A few bystanders stood on the fringe of a State Capitol news conference last week to hear about a lawsuit that aims to alleviate alcohol problems caused by beer sales in the unincorporated village of Whiteclay, Neb.

The lawsuit, filed on behalf of the Oglala Sioux Tribe by Omaha lawyer Tom White, goes after the global brewers, the Nebraska distributors and the Whiteclay stores that sell beer to a population truly devastated by alcohol.

Sen. LeRoy Louden was one of the bystanders. The senator ranches near Ellsworth, which isn’t all that far from Whiteclay, so he has seen how beer from four off-sales stores in the village streams straight north to the dry Pine Ridge Indian Reservation.

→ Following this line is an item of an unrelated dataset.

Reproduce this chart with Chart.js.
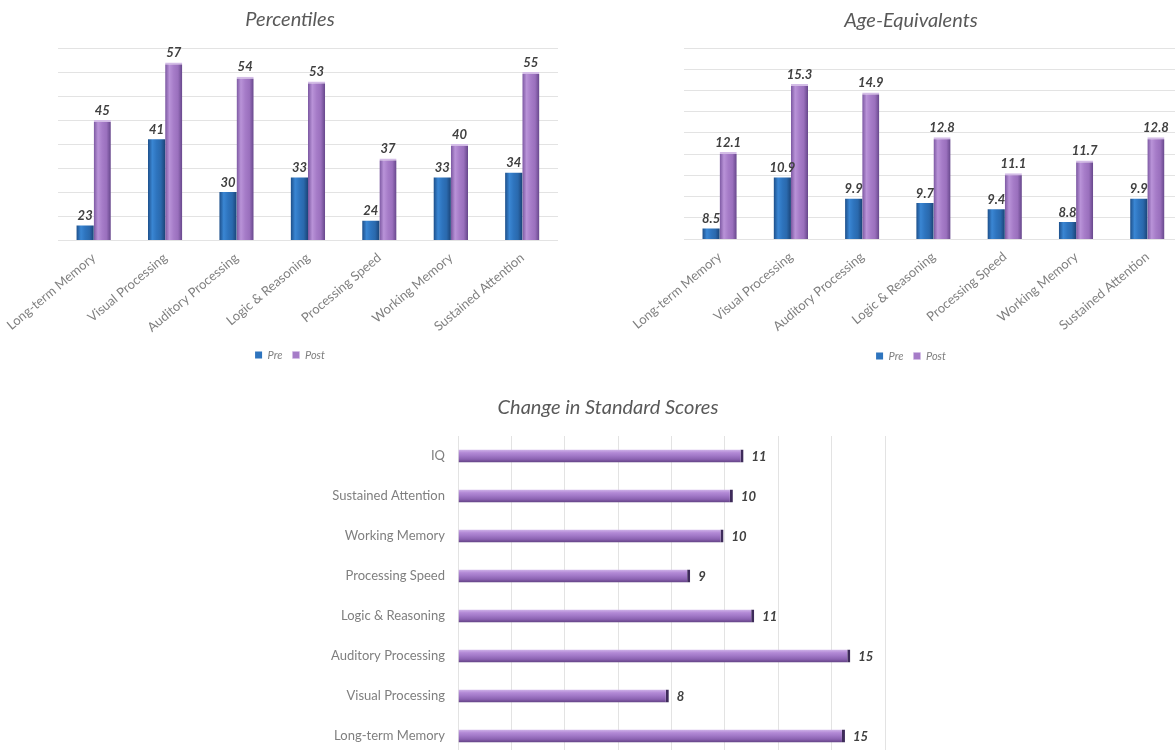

Louden has introduced a bill this session that would provide a tool that might help deal with the problems at Whiteclay. Legislative Bill 829 would create “alcohol impact zones,” which are areas plagued by public drunkenness or illegal activity tied to alcohol abuse.

The Nebraska Liquor Control Commission would create such zone at the request of local governments. If approved, the law would grant the commission broad power to place additional restrictions on liquor sales in the impact zone.

As reported by The World-Hearld’s Juan Perez Jr., the Omaha City Council voted recently to support Louden’s bill. No, you don’t have to drive all the way to Whiteclay to find neighborhoods ravaged by alcohol.

While Louden stopped short of saying he thinks White’s $500 million lawsuit is the right approach, he did say what’s going on in Whiteclay isn’t just a matter of personal responsiblity for those who buy the beer.

“Alcoholism is an addiction,” he said. “Alcoholism is a sickness and it needs to be treated as such.”